The exact date ranges and other details of the LIC’s initial public offering (IPO) will be confirmed next week, the sources added.

That comes on the heels of the LIC board approving a cut in its IPO issue size to 3.5 per cent from 5 per cent, according to sources on Saturday.

The government is now expected to sell 3.5 per cent of its stake in LIC for Rs 21,000 crore, subject to the approval of the capital markets regulator Securities and Exchange Board of India, SEBI.

That would value the insurance behemoth at 6 lakh crore.
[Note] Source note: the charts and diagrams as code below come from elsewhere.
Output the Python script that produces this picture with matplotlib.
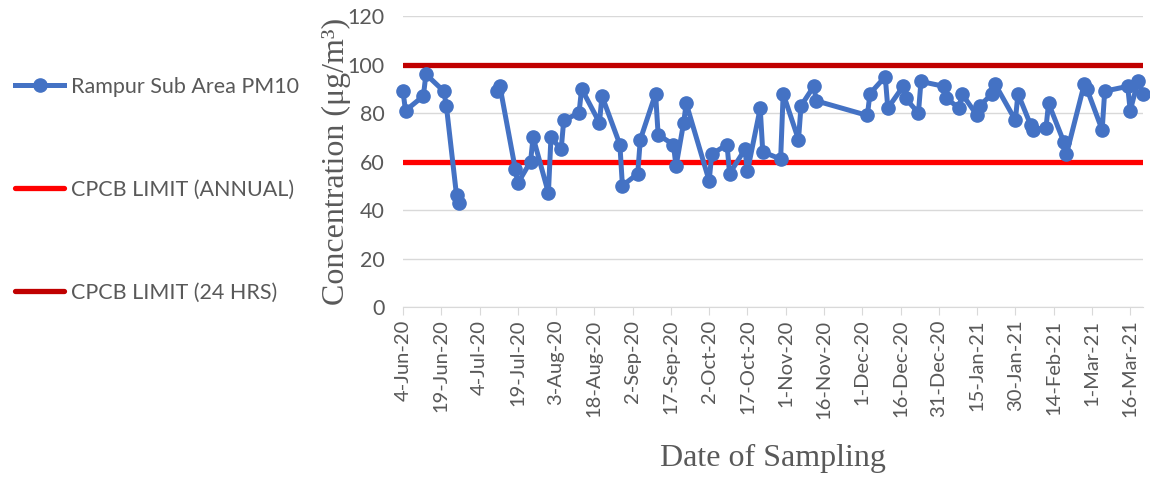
import matplotlib
matplotlib.use('Agg')
import matplotlib.pyplot as plt
import matplotlib.dates as mdates
import numpy as np
import pandas as pd

# sampling dates and PM10 values (NaN = no sampling, line breaks there)
dates = ['4-Jun-20', '5-Jun-20', '12-Jun-20', '13-Jun-20', '20-Jun-20', '21-Jun-20',
         '25-Jun-20', '26-Jun-20', '1-Jul-20',
         '11-Jul-20', '12-Jul-20', '18-Jul-20', '19-Jul-20', '24-Jul-20', '25-Jul-20',
         '31-Jul-20', '1-Aug-20', '5-Aug-20', '6-Aug-20', '12-Aug-20', '13-Aug-20',
         '20-Aug-20', '21-Aug-20', '28-Aug-20', '29-Aug-20', '4-Sep-20', '5-Sep-20',
         '11-Sep-20', '12-Sep-20', '18-Sep-20', '19-Sep-20', '22-Sep-20', '23-Sep-20',
         '2-Oct-20', '3-Oct-20', '9-Oct-20', '10-Oct-20', '16-Oct-20', '17-Oct-20',
         '22-Oct-20', '23-Oct-20', '30-Oct-20', '31-Oct-20', '6-Nov-20', '7-Nov-20',
         '12-Nov-20', '13-Nov-20', '3-Dec-20', '4-Dec-20', '10-Dec-20', '11-Dec-20',
         '17-Dec-20', '18-Dec-20', '23-Dec-20', '24-Dec-20', '2-Jan-21', '3-Jan-21',
         '8-Jan-21', '9-Jan-21', '15-Jan-21', '16-Jan-21', '21-Jan-21', '22-Jan-21',
         '30-Jan-21', '31-Jan-21', '5-Feb-21', '6-Feb-21', '11-Feb-21', '12-Feb-21',
         '18-Feb-21', '19-Feb-21', '26-Feb-21', '27-Feb-21', '5-Mar-21', '6-Mar-21',
         '15-Mar-21', '16-Mar-21', '19-Mar-21', '21-Mar-21']
pm10 = [89, 81, 87, 96, 89, 83,
        46, 43, np.nan,
        89, 91, 57, 51, 60, 70,
        47, 70, 65, 77, 80, 90,
        76, 87, 67, 50, 55, 69,
        88, 71, 67, 58, 76, 84,
        52, 63, 67, 55, 65, 56,
        82, 64, 61, 88, 69, 83,
        91, 85, 79, 88, 95, 82,
        91, 86, 80, 93, 91, 86,
        82, 88, 79, 83, 88, 92,
        77, 88, 75, 73, 74, 84,
        68, 63, 92, 90, 73, 89,
        91, 81, 93, 88]
annual_limit = 60
daily_limit = 100

x = pd.to_datetime(dates, format='%d-%b-%y')
x_start = pd.Timestamp('2020-06-04')
x_end = pd.Timestamp('2021-03-21')

grey = '#595959'
plt.rcParams['font.family'] = ['Lato', 'DejaVu Sans']

fig = plt.figure(figsize=(11.5, 4.78), dpi=100)
ax = fig.add_axes([0.3504, 0.3577, 0.6435, 0.6088])

ax.plot(x, pm10, color='#4472C4', lw=3.6, marker='o', ms=9.5,
        label='Rampur Sub Area PM10', clip_on=False, zorder=3)
ax.plot([x_start, x_end], [annual_limit, annual_limit], color='#FF0000', lw=3.8,
        solid_capstyle='round', label='CPCB LIMIT (ANNUAL)', zorder=2)
ax.plot([x_start, x_end], [daily_limit, daily_limit], color='#C00000', lw=3.8,
        solid_capstyle='round', label='CPCB LIMIT (24 HRS)', zorder=2)

ax.set_xlim(x_start, x_end)
ax.set_ylim(0, 120)
ax.set_yticks(np.arange(0, 121, 20))
ax.set_xticks(pd.date_range(x_start, x_end, freq='15D'))
ax.xaxis.set_major_formatter(mdates.DateFormatter('%-d-%b-%y'))

ax.grid(axis='y', color='#D9D9D9', lw=1)
ax.set_axisbelow(True)
for s in ['top', 'right', 'left']:
    ax.spines[s].set_visible(False)
ax.spines['bottom'].set_color('#D9D9D9')
ax.tick_params(axis='y', length=0, labelsize=15.5, labelcolor=grey, pad=13)
ax.tick_params(axis='x', length=6, color='#D9D9D9', labelsize=14.5, labelcolor=grey,
               labelrotation=90, pad=3)

ax.set_xlabel('Date of Sampling', family='Liberation Serif', fontsize=23, color=grey, labelpad=18)
ax.set_ylabel('Concentration (μg/m³)', family='Liberation Serif', fontsize=23, color=grey, labelpad=-2)

fig.legend(loc='upper left', bbox_to_anchor=(-0.004, 0.88), frameon=False, fontsize=15.5,
           labelcolor=grey, handlelength=2.3, handletextpad=0.3, labelspacing=3.85,
           numpoints=1)

fig.savefig('out.png', dpi=100)
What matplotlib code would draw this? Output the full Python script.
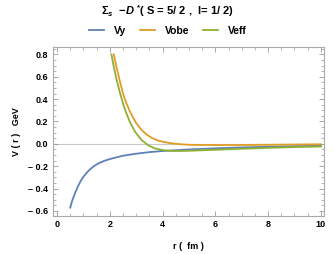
import matplotlib.pyplot as plt
from matplotlib.ticker import MultipleLocator, FixedLocator

# Potentials (r in fm, V in GeV)
r_vy = [0.5, 0.55, 0.6, 0.7, 0.8, 0.9, 1.0, 1.2, 1.4, 1.6, 1.8, 2.0, 2.5,
        3.0, 3.5, 4.0, 5.0, 6.0, 7.0, 8.0, 9.0, 10.0]
v_vy = [-0.57, -0.525, -0.49, -0.43, -0.375, -0.33, -0.293, -0.238, -0.198,
        -0.171, -0.151, -0.136, -0.106, -0.088, -0.074, -0.064, -0.050, -0.040,
        -0.032, -0.026, -0.021, -0.017]

r_vobe = [2.15, 2.25, 2.38, 2.5, 2.6, 2.76, 2.88, 3.0, 3.2, 3.4, 3.6, 3.8,
          4.0, 4.3, 4.7, 5.0, 5.5, 6.0, 7.0, 8.0, 9.0, 10.0]
v_vobe = [0.8, 0.69, 0.56, 0.45, 0.38, 0.29, 0.235, 0.185, 0.125, 0.082, 0.052,
          0.032, 0.019, 0.006, -0.004, -0.008, -0.010, -0.011, -0.010, -0.008,
          -0.006, -0.004]

r_veff = [2.06, 2.15, 2.25, 2.38, 2.5, 2.6, 2.76, 2.95, 3.2, 3.45, 3.7, 4.0,
          4.3, 4.7, 5.0, 6.0, 7.0, 8.0, 9.0, 10.0]
v_veff = [0.8, 0.69, 0.58, 0.46, 0.36, 0.29, 0.195, 0.11, 0.035, -0.012, -0.040,
          -0.056, -0.063, -0.064, -0.062, -0.053, -0.044, -0.036, -0.029, -0.024]

x_ticks = [0, 2, 4, 6, 8, 10]
x_labels = ["0", "2", "4", "6", "8", "10"]
y_ticks = [-0.6, -0.4, -0.2, 0.0, 0.2, 0.4, 0.6, 0.8]
y_labels = ["\u2013 0.6", "\u2013 0.4", "\u2013 0.2", "0.0", "0.2", "0.4", "0.6", "0.8"]

plt.rcParams['font.family'] = ['Liberation Sans', 'DejaVu Sans']
plt.rcParams['font.weight'] = 'bold'
plt.rcParams['mathtext.fontset'] = 'custom'
plt.rcParams['mathtext.rm'] = 'Liberation Sans:bold'
plt.rcParams['mathtext.it'] = 'Liberation Sans:italic:bold'
plt.rcParams['mathtext.bf'] = 'Liberation Sans:bold'

fig = plt.figure(figsize=(3.35, 2.54), dpi=100)
ax = fig.add_axes([0.157, 0.150, 0.811, 0.666])

ax.axhline(0, color='#c8c8c8', lw=0.8, zorder=1)
ax.plot(r_vy, v_vy, color='#5E81B5', lw=1.3, label='Vy')
ax.plot(r_vobe, v_vobe, color='#E19C24', lw=1.3, label='Vobe')
ax.plot(r_veff, v_veff, color='#8FB032', lw=1.3, label='Veff')

ax.set_xlim(-0.17, 10.13)
ax.set_ylim(-0.644, 0.868)

ax.xaxis.set_major_locator(FixedLocator(x_ticks))
ax.set_xticklabels(x_labels, fontweight='bold')
ax.xaxis.set_minor_locator(MultipleLocator(0.5))
ax.yaxis.set_major_locator(FixedLocator(y_ticks))
ax.set_yticklabels(y_labels, fontweight='bold')
ax.yaxis.set_minor_locator(MultipleLocator(0.05))

ax.tick_params(which='both', direction='in', top=True, right=True,
               color='#999999', labelsize=6.5, pad=3)
ax.tick_params(which='major', length=3.5, width=0.6)
ax.tick_params(which='minor', length=2, width=0.5)
for s in ax.spines.values():
    s.set_color('#aaaaaa')
    s.set_linewidth(0.8)

ax.set_xlabel('r (  fm )', fontsize=6.5, fontweight='bold', labelpad=9)
ax.set_ylabel('V ( r )   GeV', fontsize=6.5, fontweight='bold', labelpad=5)

fig.text(0.5, 0.955, r'$\Sigma_s$  $-D$ $^{*}$( S = 5/ 2 ,  I= 1/ 2)',
         ha='center', va='center', fontsize=8, fontweight='bold')
leg = fig.legend(loc='center', bbox_to_anchor=(0.5, 0.878), ncol=3, frameon=False,
                 fontsize=7.5, handlelength=1.5, columnspacing=1.3, handletextpad=0.9)
for t in leg.get_texts():
    t.set_fontweight('bold')

fig.savefig('out.png', dpi=100)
A significant cut in valuation from a previous estimate of around Rs 17 trillion for the 66-year old company.

The draft red herring prospectus filed with the SEBI and approved showed the government had proposed a sale of its 5 per cent equity.

Still, despite that setback and lowering of the company’s valuation, it would be India’s most significant to date.

Indeed, the public issue size of the insurance behemoth at Rs 21,000 crore is larger than the amount mobilised from the IPO of Paytm in 2021 was the largest ever at Rs 18,300 crore, followed by Coal India (2010) at nearly Rs 15,500 crore and Reliance Power (2008) at Rs 11,700 crore. 

The stake sale was initially planned to be launched in March 2022, but the Russia-Ukraine crisis derailed those plans as stock markets were highly volatile. 

Previously, the government was expecting to garner over Rs 60,000 crore by selling about 31.6 crore or 5 per cent stake in the life insurance firm to meet the curtailed disinvestment target of Rs 78,000 crore in 2021-22. 

But the drastic lowering of ambitions for the IPO would be a setback for the government and challenge its fiscal balances as the disinvestment was positioned and aimed at replenishing the state’s coffers.